Si le narrateur Kamal n’est pas l’auteur, il lui ressemble par bien des traits, déformés: le teint clair, l’oeil vert ou l’extrême lenteur dans l’acquisition de ses diplômes. Peut-être la «très sincère aversion pour l’école» est-elle le lot des deux, narrateur et auteur…
Kamal narre donc l’histoire, fort simple, mais tragique de bout en bout, d’un jeune garçon séparé de son père alcoolique (responsable de la séquestration légale de ses deux premiers enfants) et vivant avec sa divorcée de mère chez son grand-père maternel, officier à la retraite et joueur invétéré, visible à l’aube de chaque jour seulement.
Kamal est, auprès de sa mère, le substitut adulé des enfants séquestrés et du mari rêvé. Il est si choyé que, lâché parmi d’autres enfants, il se montre incapable de communiquer, provoquant railleries cruelles, violences verbales ou physiques.
Le narrateur va ainsi son chemin, cahin-caha, jusqu’à décrocher son baccalauréat à 25 ans. Au cours de rhétorique abhorré, il refuse d’obtempérer aux injonctions du professeur le sommant d’improviser un discours. Ce jour-là s’achève la carrière universitaire de ce timoré exemplaire, qui s’en va gratter le papier dans quelque ministère, au plus bas niveau de l’échelle.
Dès lors Kamal a tout loisir de contempler une jeune voisine, posté à la station du tramway, en face de la maison de la jeune fille. Le guet dure deux ans, malgré une rencontre quotidienne dans le tram où, il est vrai, hommes et femmes occupent des compartiments séparés.

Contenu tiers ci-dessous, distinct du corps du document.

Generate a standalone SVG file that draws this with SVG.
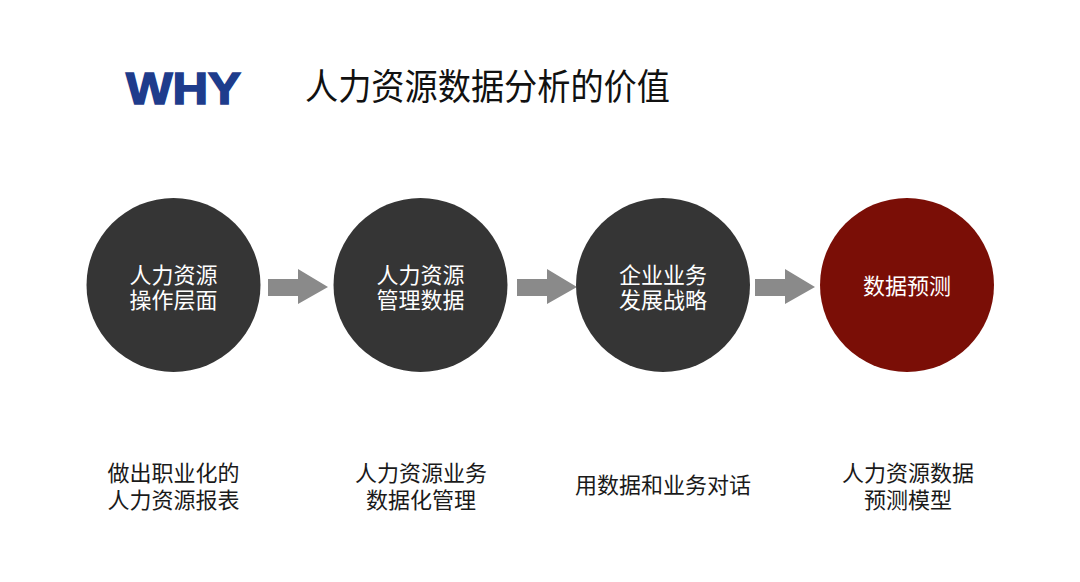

Le père de Kamal meurt et, à la tête d’une rente confortable, le jeune homme peut enfin demander la main de sa dulcinée. Elle lui est accordée. La nuit de noces est un désastre ajouté aux calamités des formalités du mariage. Le marié se découvre impuissant, tant il avait idéalisé la femme, lui-même étant vierge à vingt-huit ans et se demandant comment sa «pure et vertueuse aimée» pouvait être la proie de cette «passion sauvage»… «Je ne pouvais imaginer chose plus odieuse», ajoute Kamal, qui s’étonne encore de son impuissance. A partir de là, le narrateur sombre dans le désespoir. Ni l’alcool, ni sa virilité retrouvée dans l’adultère ne lui rendent sa sérénité. Sa femme se détourne de l’amour physique, prenant à ses yeux une plus-value mystique, jusqu’au jour où il la surprend en train de lire une lettre qu’elle s’empresse de déchirer et de jeter par la fenêtre. La suite est une suc-cession de drames dignes des meilleurs polars dont Mahfouz est friand. Ces événements méritent le plaisir de la découverte.

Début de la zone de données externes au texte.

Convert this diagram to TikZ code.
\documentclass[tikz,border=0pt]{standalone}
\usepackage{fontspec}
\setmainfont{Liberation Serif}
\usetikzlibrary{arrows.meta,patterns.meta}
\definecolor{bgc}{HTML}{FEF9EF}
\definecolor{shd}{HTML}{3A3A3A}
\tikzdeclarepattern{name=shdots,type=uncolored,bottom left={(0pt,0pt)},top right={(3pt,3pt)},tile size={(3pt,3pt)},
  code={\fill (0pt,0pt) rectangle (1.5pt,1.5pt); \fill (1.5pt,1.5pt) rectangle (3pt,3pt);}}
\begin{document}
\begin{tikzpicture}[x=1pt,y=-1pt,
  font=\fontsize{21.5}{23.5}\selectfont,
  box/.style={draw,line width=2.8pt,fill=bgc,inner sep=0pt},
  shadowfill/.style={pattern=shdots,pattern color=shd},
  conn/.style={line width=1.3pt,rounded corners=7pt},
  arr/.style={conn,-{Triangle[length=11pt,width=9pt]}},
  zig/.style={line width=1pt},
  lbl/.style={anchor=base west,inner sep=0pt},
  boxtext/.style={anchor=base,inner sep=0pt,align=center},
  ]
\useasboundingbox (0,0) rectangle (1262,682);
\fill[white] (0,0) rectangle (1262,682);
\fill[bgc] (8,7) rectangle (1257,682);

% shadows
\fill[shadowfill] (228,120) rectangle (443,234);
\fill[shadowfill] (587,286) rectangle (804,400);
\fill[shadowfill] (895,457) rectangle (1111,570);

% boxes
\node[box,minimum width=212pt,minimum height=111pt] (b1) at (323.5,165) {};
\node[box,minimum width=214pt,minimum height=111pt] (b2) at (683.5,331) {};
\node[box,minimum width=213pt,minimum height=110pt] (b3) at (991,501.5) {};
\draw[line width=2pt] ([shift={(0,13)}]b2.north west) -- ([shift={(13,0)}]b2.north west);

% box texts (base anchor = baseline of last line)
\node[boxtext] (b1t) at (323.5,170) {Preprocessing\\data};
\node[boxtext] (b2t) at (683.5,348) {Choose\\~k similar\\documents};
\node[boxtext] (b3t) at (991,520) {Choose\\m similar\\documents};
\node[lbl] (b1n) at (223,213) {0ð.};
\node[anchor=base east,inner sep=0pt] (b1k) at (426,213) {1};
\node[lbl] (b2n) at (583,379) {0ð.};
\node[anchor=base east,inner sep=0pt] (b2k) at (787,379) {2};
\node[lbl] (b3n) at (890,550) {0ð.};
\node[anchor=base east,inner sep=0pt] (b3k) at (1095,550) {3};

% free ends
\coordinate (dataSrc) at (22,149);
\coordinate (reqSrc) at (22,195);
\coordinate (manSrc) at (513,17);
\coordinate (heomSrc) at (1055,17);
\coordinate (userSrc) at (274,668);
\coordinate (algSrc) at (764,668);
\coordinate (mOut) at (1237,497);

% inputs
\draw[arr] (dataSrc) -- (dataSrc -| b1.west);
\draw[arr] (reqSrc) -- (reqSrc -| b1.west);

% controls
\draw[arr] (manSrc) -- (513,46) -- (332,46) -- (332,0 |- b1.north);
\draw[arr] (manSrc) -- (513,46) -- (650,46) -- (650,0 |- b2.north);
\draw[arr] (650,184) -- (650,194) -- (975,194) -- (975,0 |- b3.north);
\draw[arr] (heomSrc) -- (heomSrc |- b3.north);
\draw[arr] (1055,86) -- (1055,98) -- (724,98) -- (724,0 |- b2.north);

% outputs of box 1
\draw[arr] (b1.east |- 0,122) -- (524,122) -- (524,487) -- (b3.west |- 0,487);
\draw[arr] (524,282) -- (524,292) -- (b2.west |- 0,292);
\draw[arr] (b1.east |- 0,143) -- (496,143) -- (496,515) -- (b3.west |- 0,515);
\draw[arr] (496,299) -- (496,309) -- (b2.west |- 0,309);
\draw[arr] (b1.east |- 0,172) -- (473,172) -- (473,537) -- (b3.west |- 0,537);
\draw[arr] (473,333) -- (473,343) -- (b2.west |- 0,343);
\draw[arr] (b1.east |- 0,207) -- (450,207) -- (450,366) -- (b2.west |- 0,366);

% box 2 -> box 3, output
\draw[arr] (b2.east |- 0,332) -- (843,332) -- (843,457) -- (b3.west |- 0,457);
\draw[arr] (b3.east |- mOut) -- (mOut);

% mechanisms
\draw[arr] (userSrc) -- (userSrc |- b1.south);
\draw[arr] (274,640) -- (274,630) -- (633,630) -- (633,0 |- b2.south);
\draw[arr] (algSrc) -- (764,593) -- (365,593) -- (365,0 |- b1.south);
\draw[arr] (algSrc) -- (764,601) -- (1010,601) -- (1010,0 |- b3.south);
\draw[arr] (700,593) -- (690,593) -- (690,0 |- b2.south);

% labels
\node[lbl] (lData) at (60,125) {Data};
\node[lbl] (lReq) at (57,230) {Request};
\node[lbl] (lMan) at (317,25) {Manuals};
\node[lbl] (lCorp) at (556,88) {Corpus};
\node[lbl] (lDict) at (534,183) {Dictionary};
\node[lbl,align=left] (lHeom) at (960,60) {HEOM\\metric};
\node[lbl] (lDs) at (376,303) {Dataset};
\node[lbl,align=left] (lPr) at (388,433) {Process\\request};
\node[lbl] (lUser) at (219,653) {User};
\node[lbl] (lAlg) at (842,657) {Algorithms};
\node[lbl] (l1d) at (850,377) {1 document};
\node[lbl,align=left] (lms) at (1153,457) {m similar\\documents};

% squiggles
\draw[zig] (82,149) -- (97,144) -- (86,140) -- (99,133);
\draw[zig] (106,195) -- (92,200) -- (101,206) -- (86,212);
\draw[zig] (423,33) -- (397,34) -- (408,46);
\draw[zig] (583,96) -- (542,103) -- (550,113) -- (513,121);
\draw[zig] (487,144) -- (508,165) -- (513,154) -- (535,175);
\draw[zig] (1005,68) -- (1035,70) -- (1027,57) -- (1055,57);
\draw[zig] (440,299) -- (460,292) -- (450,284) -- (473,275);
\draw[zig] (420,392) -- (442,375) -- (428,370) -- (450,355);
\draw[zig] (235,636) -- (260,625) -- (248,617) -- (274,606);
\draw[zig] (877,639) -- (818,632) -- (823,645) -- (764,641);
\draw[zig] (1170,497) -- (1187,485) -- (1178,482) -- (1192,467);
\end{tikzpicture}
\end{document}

Si les Chimères (nous préférerions le titre de Mirages) sont évocatrices de pensées morbides, spéculations troublantes, incertitudes maladives et désir perpétuel de fuir ses responsabilités, le livre de Mahfouz est tout cela. Toutefois, ce qu’il nous paraît urgent de faire connaître, à travers le livre, c’est l’extraordinaire complexité du rapport de l’homme à la femme en terre d’Islam.
Dans Chimères, la relation du narrateur à sa mère est vécue comme l’effusion castratrice d’un amour invalidant. De là, Kamal (la complétude en arabe) s’en remet à son seul imaginaire, idéalisant à l’excès sa future femme, à qui il met deux ans pour dire bonjour ! Comment dès lors peut-il reconnaître en sa compagne un être humain ordinaire ? L’abstinence forcée et la trop stricte séparation des sexes en pays arabo-musulmans sont, selon nous, responsables de l’incapacité des hommes à voir que la femme n’est ange ni démon, fée ni catin.
Cette thématique donne lieu à une interminable succession de phases extensives des sentiments, joies factices, suivies de phases récessives, remords et regrets, défaites imputables souvent au narrateur, en perpétuel délire.
Quant au style, il est itératif et scandé à la manière d’une psalmodie elliptique et tranchée, mais aussi très lyrique et imagé. Ainsi, parlant de la demeure de son grand-père, le narrateur dit-il: «Une tour intemporelle où se réfugient les colombes du souvenir en roucoulant leur nostalgie du temps passé».
Signalons enfin l’excellente traduction de France Douvier Meyer, avec une seule réserve sur les dialogues un peu surfaits, hésitant entre le vous et le tu, ainsi que cette difficulté à traduire le fameux Sidi que Corneille a traduit par Cid et auquel beaucoup continuent de lui préférer Monsieur ou Seigneur…
R. B. S.
Naguib Mahfouz, Chimères, roman, traduction France Douvier Meyer, Denoël, 1992.